● Exercise brief
Reproduce every line of the listing as written, apart from the pictures.

-- start of Supplied information --

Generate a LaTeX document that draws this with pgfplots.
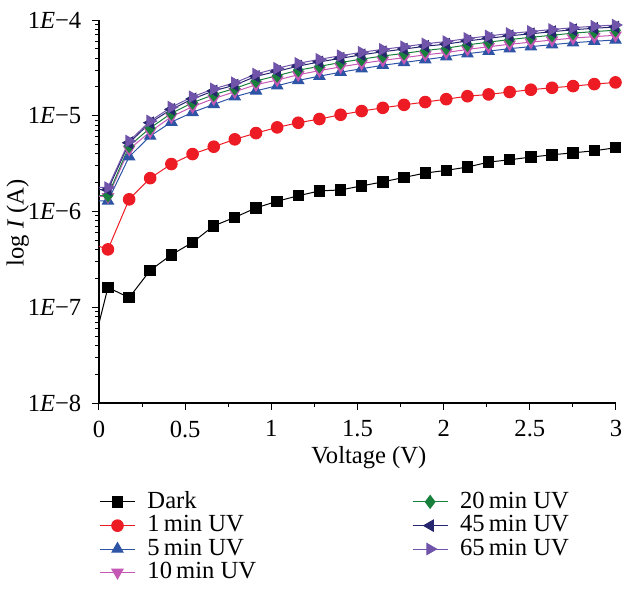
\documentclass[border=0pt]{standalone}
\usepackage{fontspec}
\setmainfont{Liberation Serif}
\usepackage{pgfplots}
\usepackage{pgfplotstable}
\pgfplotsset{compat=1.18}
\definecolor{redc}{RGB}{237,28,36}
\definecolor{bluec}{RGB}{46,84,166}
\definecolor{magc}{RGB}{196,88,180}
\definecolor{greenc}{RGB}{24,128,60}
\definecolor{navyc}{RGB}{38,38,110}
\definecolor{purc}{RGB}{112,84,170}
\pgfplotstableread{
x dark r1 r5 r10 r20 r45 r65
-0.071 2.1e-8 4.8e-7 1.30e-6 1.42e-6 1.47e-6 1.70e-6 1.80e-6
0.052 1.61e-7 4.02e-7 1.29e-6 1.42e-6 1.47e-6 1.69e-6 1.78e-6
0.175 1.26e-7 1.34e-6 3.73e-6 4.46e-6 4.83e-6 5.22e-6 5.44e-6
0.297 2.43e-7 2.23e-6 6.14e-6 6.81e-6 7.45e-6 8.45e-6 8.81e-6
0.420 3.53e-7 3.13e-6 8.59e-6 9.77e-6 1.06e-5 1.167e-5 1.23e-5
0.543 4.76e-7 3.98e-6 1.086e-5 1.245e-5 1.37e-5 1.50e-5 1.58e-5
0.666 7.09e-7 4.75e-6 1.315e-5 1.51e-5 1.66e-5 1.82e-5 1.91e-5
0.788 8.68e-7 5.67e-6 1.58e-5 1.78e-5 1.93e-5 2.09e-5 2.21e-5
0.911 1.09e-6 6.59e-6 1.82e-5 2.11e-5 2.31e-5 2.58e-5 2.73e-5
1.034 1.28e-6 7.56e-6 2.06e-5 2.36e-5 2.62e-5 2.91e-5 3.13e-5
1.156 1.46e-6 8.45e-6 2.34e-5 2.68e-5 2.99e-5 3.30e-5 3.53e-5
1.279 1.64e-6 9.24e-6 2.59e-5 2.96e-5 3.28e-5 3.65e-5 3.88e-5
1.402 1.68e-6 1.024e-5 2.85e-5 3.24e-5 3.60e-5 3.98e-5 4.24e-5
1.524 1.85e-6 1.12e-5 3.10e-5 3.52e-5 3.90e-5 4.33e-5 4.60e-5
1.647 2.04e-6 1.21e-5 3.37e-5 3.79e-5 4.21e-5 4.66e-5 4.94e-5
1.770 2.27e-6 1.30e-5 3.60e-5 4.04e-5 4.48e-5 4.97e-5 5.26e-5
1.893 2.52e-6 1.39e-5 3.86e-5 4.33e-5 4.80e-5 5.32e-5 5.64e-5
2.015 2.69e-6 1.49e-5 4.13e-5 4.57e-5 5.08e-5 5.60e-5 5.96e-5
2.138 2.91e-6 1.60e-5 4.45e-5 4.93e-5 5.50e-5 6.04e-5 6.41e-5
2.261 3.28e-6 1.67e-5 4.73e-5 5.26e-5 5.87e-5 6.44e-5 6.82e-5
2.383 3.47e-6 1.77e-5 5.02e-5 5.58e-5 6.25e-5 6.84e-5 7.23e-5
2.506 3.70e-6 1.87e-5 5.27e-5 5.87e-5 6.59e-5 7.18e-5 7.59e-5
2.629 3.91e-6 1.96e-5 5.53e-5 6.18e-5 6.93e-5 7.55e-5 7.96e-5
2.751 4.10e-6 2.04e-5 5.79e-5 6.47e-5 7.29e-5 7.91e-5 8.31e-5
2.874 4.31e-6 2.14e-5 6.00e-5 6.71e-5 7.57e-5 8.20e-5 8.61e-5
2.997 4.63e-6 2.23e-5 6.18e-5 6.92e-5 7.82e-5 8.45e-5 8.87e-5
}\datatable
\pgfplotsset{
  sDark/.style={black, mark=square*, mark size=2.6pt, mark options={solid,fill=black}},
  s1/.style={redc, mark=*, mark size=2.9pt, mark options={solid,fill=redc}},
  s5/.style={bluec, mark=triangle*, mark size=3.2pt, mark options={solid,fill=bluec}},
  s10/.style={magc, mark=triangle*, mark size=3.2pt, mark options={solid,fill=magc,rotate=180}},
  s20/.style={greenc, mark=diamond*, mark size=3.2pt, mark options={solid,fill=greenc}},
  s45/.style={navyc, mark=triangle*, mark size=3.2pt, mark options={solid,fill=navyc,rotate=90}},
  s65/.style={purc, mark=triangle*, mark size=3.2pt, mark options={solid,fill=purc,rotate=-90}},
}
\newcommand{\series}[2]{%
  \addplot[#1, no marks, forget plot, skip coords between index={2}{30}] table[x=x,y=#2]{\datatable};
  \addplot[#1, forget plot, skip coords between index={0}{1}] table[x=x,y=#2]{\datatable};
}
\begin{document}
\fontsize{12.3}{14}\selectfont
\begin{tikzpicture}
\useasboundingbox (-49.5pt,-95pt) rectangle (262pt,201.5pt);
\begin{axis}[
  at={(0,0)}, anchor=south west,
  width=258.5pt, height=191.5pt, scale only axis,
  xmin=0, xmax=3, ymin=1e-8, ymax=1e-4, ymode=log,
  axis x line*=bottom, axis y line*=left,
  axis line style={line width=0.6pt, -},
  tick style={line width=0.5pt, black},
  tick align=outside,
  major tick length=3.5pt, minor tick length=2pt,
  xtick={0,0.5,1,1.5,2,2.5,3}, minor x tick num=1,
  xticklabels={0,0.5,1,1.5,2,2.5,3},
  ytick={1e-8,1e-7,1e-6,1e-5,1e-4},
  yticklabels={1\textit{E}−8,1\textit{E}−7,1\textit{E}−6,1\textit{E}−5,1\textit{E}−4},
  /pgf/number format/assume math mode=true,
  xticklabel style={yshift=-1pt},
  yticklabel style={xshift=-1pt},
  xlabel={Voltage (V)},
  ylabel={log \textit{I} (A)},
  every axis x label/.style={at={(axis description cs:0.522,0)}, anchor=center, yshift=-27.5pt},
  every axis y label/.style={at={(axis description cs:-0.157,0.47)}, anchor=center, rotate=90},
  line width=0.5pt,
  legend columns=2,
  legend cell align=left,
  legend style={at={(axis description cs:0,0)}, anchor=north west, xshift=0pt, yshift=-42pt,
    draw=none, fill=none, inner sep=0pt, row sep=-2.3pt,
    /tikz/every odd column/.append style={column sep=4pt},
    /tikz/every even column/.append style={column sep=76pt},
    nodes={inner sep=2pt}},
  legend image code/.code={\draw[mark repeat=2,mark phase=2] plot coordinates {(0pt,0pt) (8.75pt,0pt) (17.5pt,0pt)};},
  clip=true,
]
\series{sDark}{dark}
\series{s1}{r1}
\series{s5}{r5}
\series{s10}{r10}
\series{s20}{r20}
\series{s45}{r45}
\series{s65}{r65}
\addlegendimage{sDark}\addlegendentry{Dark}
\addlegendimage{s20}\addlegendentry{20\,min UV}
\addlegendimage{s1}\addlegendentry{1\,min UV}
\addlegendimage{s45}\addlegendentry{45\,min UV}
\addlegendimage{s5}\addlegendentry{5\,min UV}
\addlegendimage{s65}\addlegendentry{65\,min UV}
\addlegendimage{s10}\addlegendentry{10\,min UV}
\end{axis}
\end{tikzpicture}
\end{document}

-- end of Supplied information --

● Task result
Generate a LaTeX document that draws this with pgfplots.
\documentclass[border=0pt]{standalone}
\usepackage{fontspec}
\setmainfont{Liberation Serif}
\usepackage{pgfplots}
\usepackage{pgfplotstable}
\pgfplotsset{compat=1.18}
\definecolor{redc}{RGB}{237,28,36}
\definecolor{bluec}{RGB}{46,84,166}
\definecolor{magc}{RGB}{196,88,180}
\definecolor{greenc}{RGB}{24,128,60}
\definecolor{navyc}{RGB}{38,38,110}
\definecolor{purc}{RGB}{112,84,170}
\pgfplotstableread{
x dark r1 r5 r10 r20 r45 r65
-0.071 2.1e-8 4.8e-7 1.30e-6 1.42e-6 1.47e-6 1.70e-6 1.80e-6
0.052 1.61e-7 4.02e-7 1.29e-6 1.42e-6 1.47e-6 1.69e-6 1.78e-6
0.175 1.26e-7 1.34e-6 3.73e-6 4.46e-6 4.83e-6 5.22e-6 5.44e-6
0.297 2.43e-7 2.23e-6 6.14e-6 6.81e-6 7.45e-6 8.45e-6 8.81e-6
0.420 3.53e-7 3.13e-6 8.59e-6 9.77e-6 1.06e-5 1.167e-5 1.23e-5
0.543 4.76e-7 3.98e-6 1.086e-5 1.245e-5 1.37e-5 1.50e-5 1.58e-5
0.666 7.09e-7 4.75e-6 1.315e-5 1.51e-5 1.66e-5 1.82e-5 1.91e-5
0.788 8.68e-7 5.67e-6 1.58e-5 1.78e-5 1.93e-5 2.09e-5 2.21e-5
0.911 1.09e-6 6.59e-6 1.82e-5 2.11e-5 2.31e-5 2.58e-5 2.73e-5
1.034 1.28e-6 7.56e-6 2.06e-5 2.36e-5 2.62e-5 2.91e-5 3.13e-5
1.156 1.46e-6 8.45e-6 2.34e-5 2.68e-5 2.99e-5 3.30e-5 3.53e-5
1.279 1.64e-6 9.24e-6 2.59e-5 2.96e-5 3.28e-5 3.65e-5 3.88e-5
1.402 1.68e-6 1.024e-5 2.85e-5 3.24e-5 3.60e-5 3.98e-5 4.24e-5
1.524 1.85e-6 1.12e-5 3.10e-5 3.52e-5 3.90e-5 4.33e-5 4.60e-5
1.647 2.04e-6 1.21e-5 3.37e-5 3.79e-5 4.21e-5 4.66e-5 4.94e-5
1.770 2.27e-6 1.30e-5 3.60e-5 4.04e-5 4.48e-5 4.97e-5 5.26e-5
1.893 2.52e-6 1.39e-5 3.86e-5 4.33e-5 4.80e-5 5.32e-5 5.64e-5
2.015 2.69e-6 1.49e-5 4.13e-5 4.57e-5 5.08e-5 5.60e-5 5.96e-5
2.138 2.91e-6 1.60e-5 4.45e-5 4.93e-5 5.50e-5 6.04e-5 6.41e-5
2.261 3.28e-6 1.67e-5 4.73e-5 5.26e-5 5.87e-5 6.44e-5 6.82e-5
2.383 3.47e-6 1.77e-5 5.02e-5 5.58e-5 6.25e-5 6.84e-5 7.23e-5
2.506 3.70e-6 1.87e-5 5.27e-5 5.87e-5 6.59e-5 7.18e-5 7.59e-5
2.629 3.91e-6 1.96e-5 5.53e-5 6.18e-5 6.93e-5 7.55e-5 7.96e-5
2.751 4.10e-6 2.04e-5 5.79e-5 6.47e-5 7.29e-5 7.91e-5 8.31e-5
2.874 4.31e-6 2.14e-5 6.00e-5 6.71e-5 7.57e-5 8.20e-5 8.61e-5
2.997 4.63e-6 2.23e-5 6.18e-5 6.92e-5 7.82e-5 8.45e-5 8.87e-5
}\datatable
\pgfplotsset{
  sDark/.style={black, mark=square*, mark size=2.6pt, mark options={solid,fill=black}},
  s1/.style={redc, mark=*, mark size=2.9pt, mark options={solid,fill=redc}},
  s5/.style={bluec, mark=triangle*, mark size=3.2pt, mark options={solid,fill=bluec}},
  s10/.style={magc, mark=triangle*, mark size=3.2pt, mark options={solid,fill=magc,rotate=180}},
  s20/.style={greenc, mark=diamond*, mark size=3.2pt, mark options={solid,fill=greenc}},
  s45/.style={navyc, mark=triangle*, mark size=3.2pt, mark options={solid,fill=navyc,rotate=90}},
  s65/.style={purc, mark=triangle*, mark size=3.2pt, mark options={solid,fill=purc,rotate=-90}},
}
\newcommand{\series}[2]{%
  \addplot[#1, no marks, forget plot, skip coords between index={2}{30}] table[x=x,y=#2]{\datatable};
  \addplot[#1, forget plot, skip coords between index={0}{1}] table[x=x,y=#2]{\datatable};
}
\begin{document}
\fontsize{12.3}{14}\selectfont
\begin{tikzpicture}
\useasboundingbox (-49.5pt,-95pt) rectangle (262pt,201.5pt);
\begin{axis}[
  at={(0,0)}, anchor=south west,
  width=258.5pt, height=191.5pt, scale only axis,
  xmin=0, xmax=3, ymin=1e-8, ymax=1e-4, ymode=log,
  axis x line*=bottom, axis y line*=left,
  axis line style={line width=0.6pt, -},
  tick style={line width=0.5pt, black},
  tick align=outside,
  major tick length=3.5pt, minor tick length=2pt,
  xtick={0,0.5,1,1.5,2,2.5,3}, minor x tick num=1,
  xticklabels={0,0.5,1,1.5,2,2.5,3},
  ytick={1e-8,1e-7,1e-6,1e-5,1e-4},
  yticklabels={1\textit{E}−8,1\textit{E}−7,1\textit{E}−6,1\textit{E}−5,1\textit{E}−4},
  /pgf/number format/assume math mode=true,
  xticklabel style={yshift=-1pt},
  yticklabel style={xshift=-1pt},
  xlabel={Voltage (V)},
  ylabel={log \textit{I} (A)},
  every axis x label/.style={at={(axis description cs:0.522,0)}, anchor=center, yshift=-27.5pt},
  every axis y label/.style={at={(axis description cs:-0.157,0.47)}, anchor=center, rotate=90},
  line width=0.5pt,
  legend columns=2,
  legend cell align=left,
  legend style={at={(axis description cs:0,0)}, anchor=north west, xshift=0pt, yshift=-42pt,
    draw=none, fill=none, inner sep=0pt, row sep=-2.3pt,
    /tikz/every odd column/.append style={column sep=4pt},
    /tikz/every even column/.append style={column sep=76pt},
    nodes={inner sep=2pt}},
  legend image code/.code={\draw[mark repeat=2,mark phase=2] plot coordinates {(0pt,0pt) (8.75pt,0pt) (17.5pt,0pt)};},
  clip=true,
]
\series{sDark}{dark}
\series{s1}{r1}
\series{s5}{r5}
\series{s10}{r10}
\series{s20}{r20}
\series{s45}{r45}
\series{s65}{r65}
\addlegendimage{sDark}\addlegendentry{Dark}
\addlegendimage{s20}\addlegendentry{20\,min UV}
\addlegendimage{s1}\addlegendentry{1\,min UV}
\addlegendimage{s45}\addlegendentry{45\,min UV}
\addlegendimage{s5}\addlegendentry{5\,min UV}
\addlegendimage{s65}\addlegendentry{65\,min UV}
\addlegendimage{s10}\addlegendentry{10\,min UV}
\end{axis}
\end{tikzpicture}
\end{document}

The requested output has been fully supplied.